◆ Goal ◆
Using the listing below, please print exactly the lines from the one with "Emit a Python" through the one with "ext_phosphoric = [4.84, 4.84, 4.80, 4.77, 4.71, 4.65, 4.57]". Leave out every picture.

◆ Source material ◆
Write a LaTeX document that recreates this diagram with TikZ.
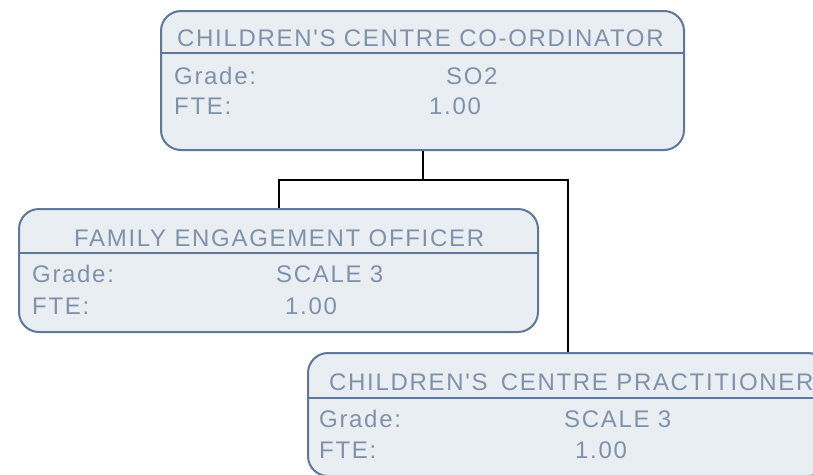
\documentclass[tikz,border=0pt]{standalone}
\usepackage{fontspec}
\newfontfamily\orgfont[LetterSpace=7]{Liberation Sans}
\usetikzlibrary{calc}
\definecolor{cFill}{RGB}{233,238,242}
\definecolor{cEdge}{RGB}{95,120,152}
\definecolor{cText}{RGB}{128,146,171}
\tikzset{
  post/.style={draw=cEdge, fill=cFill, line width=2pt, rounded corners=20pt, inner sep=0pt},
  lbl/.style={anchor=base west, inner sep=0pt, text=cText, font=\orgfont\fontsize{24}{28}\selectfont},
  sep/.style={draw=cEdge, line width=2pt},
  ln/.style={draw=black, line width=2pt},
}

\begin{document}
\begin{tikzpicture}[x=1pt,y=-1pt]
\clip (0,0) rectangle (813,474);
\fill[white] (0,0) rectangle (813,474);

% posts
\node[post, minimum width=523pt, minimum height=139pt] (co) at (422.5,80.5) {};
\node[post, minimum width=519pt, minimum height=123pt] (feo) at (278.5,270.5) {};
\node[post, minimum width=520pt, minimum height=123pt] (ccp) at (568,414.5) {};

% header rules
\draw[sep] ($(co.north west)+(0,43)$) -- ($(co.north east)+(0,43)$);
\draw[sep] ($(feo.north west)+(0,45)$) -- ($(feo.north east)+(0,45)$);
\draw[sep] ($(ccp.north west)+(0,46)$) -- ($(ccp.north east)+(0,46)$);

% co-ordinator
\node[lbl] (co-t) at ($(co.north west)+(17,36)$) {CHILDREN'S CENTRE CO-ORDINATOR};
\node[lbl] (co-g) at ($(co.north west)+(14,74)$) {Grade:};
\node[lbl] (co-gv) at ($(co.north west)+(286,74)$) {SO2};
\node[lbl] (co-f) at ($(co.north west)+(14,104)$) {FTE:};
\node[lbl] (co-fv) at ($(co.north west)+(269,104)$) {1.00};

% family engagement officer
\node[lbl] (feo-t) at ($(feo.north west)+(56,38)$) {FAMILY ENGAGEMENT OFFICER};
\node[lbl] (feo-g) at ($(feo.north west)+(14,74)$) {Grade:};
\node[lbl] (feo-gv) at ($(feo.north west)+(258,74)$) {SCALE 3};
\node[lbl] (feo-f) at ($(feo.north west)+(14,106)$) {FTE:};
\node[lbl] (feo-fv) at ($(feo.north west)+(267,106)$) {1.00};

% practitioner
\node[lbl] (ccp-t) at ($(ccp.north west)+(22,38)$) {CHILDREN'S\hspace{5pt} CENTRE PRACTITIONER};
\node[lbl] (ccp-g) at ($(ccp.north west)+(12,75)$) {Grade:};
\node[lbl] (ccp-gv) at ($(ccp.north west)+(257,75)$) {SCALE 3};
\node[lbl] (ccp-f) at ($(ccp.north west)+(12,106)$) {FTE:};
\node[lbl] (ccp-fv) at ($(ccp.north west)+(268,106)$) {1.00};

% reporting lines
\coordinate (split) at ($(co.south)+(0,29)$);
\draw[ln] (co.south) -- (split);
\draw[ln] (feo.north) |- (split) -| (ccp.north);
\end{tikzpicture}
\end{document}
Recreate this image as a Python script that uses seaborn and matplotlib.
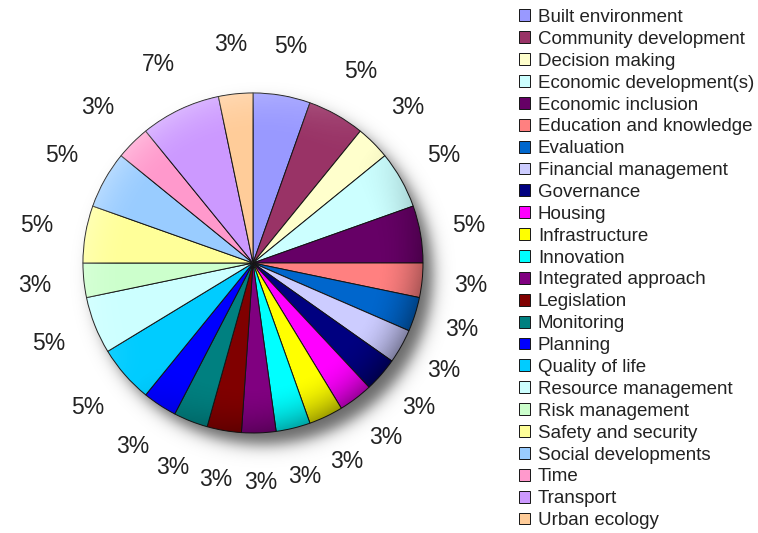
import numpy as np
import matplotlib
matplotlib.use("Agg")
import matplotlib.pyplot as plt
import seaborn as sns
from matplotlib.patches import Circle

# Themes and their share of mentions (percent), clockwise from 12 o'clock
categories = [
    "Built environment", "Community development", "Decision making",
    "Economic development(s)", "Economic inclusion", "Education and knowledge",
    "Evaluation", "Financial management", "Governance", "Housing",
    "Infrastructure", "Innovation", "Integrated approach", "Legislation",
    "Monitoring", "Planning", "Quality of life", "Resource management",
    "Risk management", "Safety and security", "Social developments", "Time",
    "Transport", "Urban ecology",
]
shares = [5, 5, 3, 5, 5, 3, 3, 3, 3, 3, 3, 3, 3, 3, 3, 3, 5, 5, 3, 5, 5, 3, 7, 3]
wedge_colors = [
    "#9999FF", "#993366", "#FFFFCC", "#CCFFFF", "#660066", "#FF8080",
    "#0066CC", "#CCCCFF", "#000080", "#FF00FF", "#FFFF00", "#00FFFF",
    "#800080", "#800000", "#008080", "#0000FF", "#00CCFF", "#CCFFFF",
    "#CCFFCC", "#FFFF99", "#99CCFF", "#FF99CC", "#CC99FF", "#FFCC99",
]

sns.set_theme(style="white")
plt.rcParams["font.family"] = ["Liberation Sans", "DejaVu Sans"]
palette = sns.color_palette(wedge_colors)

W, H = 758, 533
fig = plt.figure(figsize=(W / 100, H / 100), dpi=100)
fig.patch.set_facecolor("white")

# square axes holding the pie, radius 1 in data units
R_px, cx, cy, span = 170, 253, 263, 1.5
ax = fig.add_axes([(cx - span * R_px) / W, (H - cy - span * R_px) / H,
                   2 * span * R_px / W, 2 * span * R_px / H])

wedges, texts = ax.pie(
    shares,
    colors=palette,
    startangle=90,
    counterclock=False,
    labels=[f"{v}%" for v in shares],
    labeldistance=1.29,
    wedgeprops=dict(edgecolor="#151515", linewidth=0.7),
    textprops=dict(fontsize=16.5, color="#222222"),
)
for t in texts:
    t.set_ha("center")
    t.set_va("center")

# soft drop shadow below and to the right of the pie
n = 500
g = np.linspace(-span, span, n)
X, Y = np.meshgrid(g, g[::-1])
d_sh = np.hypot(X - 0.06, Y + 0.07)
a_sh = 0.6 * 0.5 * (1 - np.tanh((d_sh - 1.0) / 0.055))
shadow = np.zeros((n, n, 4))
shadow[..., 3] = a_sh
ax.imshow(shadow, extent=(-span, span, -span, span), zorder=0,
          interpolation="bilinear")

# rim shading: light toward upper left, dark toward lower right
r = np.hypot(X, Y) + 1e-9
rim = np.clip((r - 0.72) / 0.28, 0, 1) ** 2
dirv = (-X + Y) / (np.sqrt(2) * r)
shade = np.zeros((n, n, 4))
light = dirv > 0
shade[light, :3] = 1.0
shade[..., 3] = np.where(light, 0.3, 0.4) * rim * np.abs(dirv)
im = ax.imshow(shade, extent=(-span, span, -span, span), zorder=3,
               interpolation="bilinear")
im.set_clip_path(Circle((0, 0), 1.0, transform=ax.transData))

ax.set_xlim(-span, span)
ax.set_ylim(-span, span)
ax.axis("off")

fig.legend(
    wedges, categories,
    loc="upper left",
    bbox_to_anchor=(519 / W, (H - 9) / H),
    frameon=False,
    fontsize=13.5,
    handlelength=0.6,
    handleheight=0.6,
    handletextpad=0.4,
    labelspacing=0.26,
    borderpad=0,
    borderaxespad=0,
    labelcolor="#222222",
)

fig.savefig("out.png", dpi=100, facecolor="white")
...
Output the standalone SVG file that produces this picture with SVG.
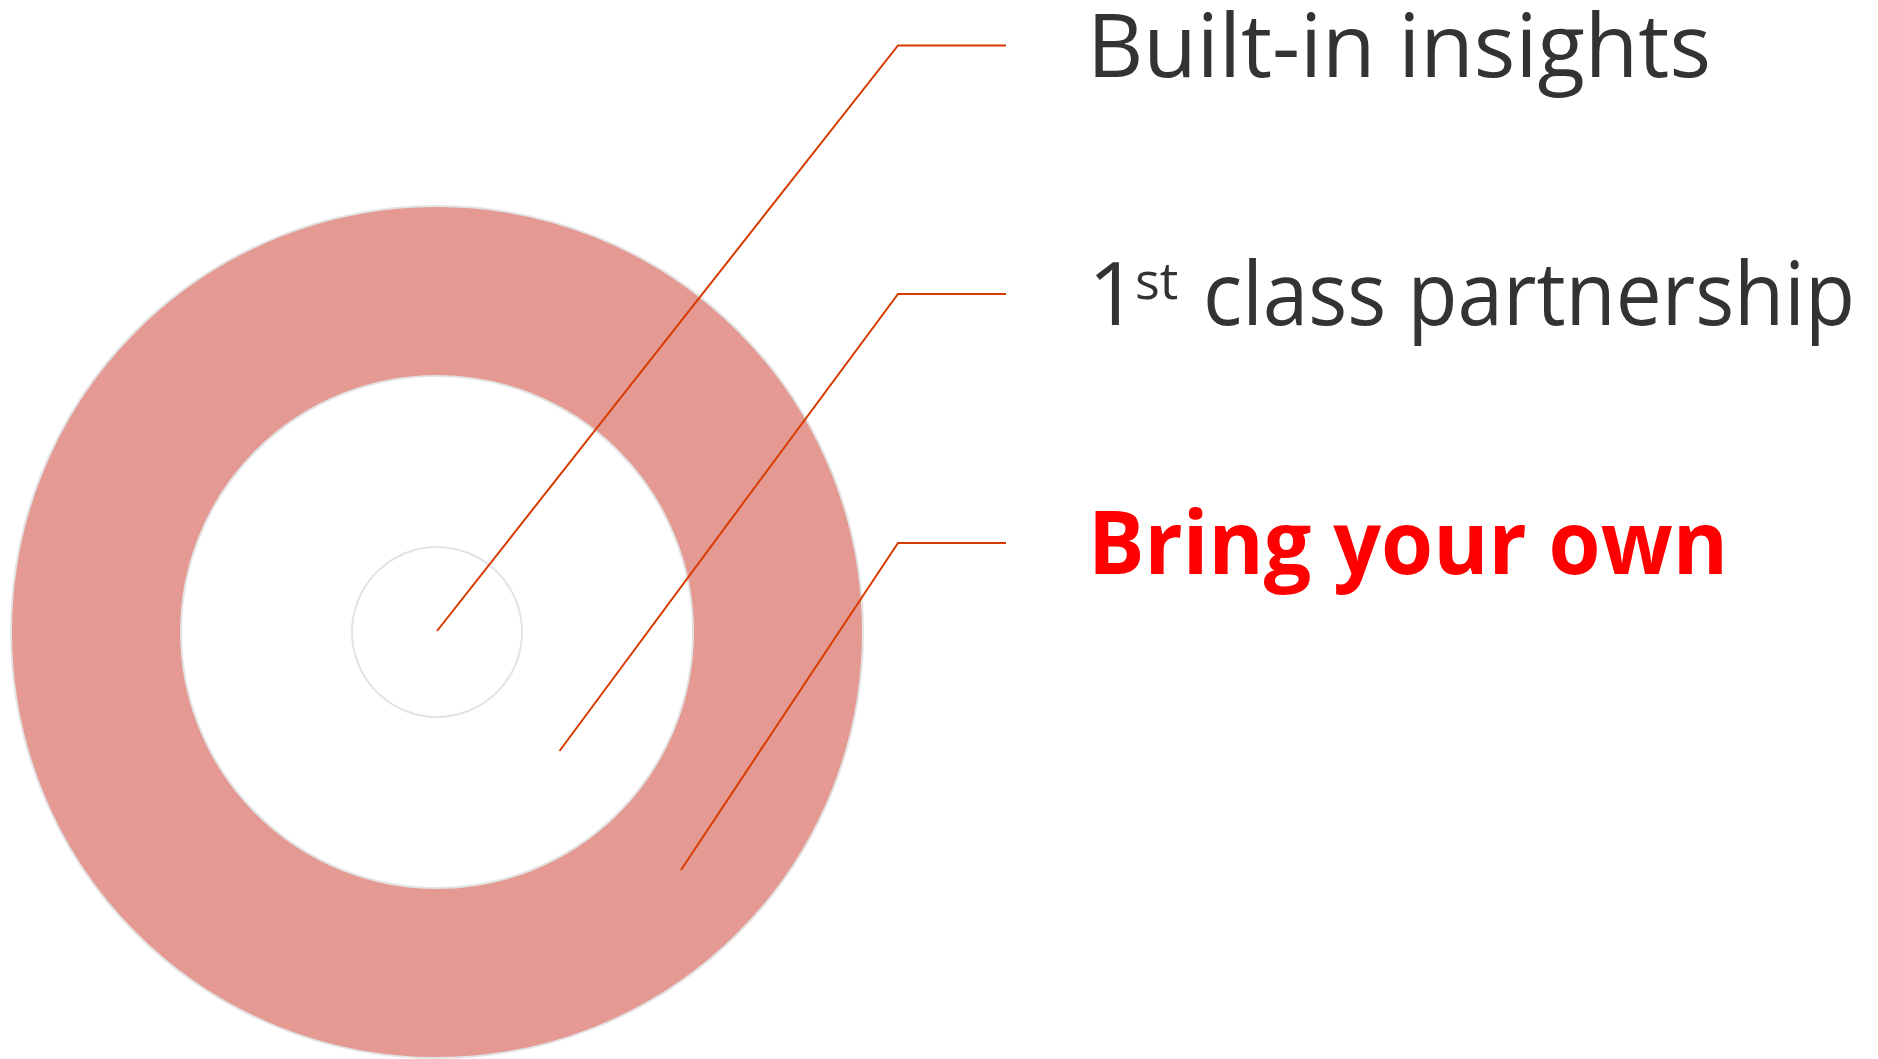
==
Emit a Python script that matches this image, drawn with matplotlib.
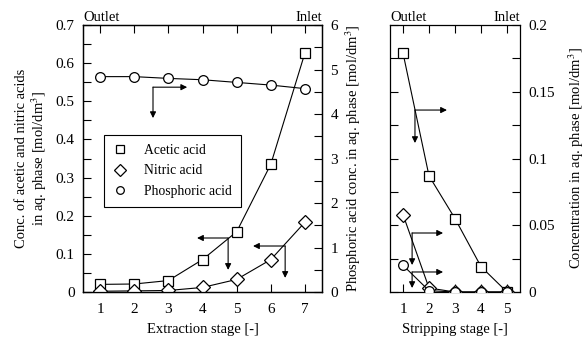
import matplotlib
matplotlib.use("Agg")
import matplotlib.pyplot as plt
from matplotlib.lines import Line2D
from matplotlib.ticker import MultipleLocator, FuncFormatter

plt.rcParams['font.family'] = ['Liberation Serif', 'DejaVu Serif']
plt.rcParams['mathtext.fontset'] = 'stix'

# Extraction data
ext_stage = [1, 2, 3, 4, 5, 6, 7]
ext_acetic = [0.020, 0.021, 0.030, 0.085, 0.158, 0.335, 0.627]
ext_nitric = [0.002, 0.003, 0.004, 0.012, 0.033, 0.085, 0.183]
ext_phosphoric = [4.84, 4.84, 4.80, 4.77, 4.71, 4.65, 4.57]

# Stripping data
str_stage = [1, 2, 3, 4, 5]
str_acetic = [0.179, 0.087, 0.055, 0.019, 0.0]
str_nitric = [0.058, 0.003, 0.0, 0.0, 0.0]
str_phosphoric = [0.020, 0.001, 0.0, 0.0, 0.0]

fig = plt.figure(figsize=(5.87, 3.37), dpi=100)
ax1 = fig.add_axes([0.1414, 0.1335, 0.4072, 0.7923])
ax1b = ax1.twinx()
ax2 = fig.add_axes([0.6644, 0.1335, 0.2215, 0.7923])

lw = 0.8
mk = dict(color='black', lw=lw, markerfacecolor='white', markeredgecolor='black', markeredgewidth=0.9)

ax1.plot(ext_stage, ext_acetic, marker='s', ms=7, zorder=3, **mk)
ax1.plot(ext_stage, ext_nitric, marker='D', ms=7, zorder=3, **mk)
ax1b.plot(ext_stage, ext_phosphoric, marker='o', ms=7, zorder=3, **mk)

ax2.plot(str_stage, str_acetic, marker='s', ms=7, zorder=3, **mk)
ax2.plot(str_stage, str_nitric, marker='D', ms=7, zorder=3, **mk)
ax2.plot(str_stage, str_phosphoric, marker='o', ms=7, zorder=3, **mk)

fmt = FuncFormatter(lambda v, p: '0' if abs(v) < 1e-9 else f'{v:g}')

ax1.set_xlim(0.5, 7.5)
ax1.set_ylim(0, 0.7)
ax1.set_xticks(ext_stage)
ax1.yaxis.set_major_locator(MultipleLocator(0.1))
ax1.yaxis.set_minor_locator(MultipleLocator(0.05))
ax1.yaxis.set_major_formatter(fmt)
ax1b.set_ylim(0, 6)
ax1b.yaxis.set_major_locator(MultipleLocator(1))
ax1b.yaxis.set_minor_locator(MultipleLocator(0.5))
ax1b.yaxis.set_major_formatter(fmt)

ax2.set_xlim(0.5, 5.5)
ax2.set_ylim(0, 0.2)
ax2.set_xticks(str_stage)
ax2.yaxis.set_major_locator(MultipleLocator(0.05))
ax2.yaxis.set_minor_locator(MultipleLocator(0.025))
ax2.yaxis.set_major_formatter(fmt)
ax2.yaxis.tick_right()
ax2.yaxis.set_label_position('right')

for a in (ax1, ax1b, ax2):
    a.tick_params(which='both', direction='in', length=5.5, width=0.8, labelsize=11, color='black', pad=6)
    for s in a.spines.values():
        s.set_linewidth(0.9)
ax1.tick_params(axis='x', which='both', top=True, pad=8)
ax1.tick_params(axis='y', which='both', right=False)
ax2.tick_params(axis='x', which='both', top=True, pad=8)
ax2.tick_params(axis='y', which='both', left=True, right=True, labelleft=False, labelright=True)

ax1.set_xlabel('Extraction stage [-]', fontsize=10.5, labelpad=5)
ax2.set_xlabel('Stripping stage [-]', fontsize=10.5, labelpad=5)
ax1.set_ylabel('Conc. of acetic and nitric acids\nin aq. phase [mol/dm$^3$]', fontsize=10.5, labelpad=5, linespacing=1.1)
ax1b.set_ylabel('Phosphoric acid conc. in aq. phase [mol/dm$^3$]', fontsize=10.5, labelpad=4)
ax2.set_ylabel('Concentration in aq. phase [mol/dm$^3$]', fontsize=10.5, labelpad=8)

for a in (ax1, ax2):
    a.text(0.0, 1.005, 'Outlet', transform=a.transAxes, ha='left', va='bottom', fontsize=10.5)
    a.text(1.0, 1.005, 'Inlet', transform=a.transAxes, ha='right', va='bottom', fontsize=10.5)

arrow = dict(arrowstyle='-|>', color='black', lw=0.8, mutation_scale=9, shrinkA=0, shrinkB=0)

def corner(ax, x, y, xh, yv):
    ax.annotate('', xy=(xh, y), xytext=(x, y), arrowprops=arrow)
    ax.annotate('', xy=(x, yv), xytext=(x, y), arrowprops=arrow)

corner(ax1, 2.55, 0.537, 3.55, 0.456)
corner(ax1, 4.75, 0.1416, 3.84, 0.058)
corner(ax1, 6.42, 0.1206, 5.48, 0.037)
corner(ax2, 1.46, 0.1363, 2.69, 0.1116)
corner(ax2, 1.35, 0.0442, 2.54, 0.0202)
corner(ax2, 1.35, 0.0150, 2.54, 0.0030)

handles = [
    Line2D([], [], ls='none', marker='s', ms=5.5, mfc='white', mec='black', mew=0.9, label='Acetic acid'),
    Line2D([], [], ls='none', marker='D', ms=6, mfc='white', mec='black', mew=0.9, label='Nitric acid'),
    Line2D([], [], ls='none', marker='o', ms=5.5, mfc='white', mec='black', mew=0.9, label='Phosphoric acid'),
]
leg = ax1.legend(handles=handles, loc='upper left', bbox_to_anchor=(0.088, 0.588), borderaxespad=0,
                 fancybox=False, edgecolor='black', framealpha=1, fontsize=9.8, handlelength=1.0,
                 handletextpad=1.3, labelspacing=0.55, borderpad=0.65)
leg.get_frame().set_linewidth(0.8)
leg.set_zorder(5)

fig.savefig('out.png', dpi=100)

◆ Output of the task ◆
Emit a Python script that matches this image, drawn with matplotlib.
import matplotlib
matplotlib.use("Agg")
import matplotlib.pyplot as plt
from matplotlib.lines import Line2D
from matplotlib.ticker import MultipleLocator, FuncFormatter

plt.rcParams['font.family'] = ['Liberation Serif', 'DejaVu Serif']
plt.rcParams['mathtext.fontset'] = 'stix'

# Extraction data
ext_stage = [1, 2, 3, 4, 5, 6, 7]
ext_acetic = [0.020, 0.021, 0.030, 0.085, 0.158, 0.335, 0.627]
ext_nitric = [0.002, 0.003, 0.004, 0.012, 0.033, 0.085, 0.183]
ext_phosphoric = [4.84, 4.84, 4.80, 4.77, 4.71, 4.65, 4.57]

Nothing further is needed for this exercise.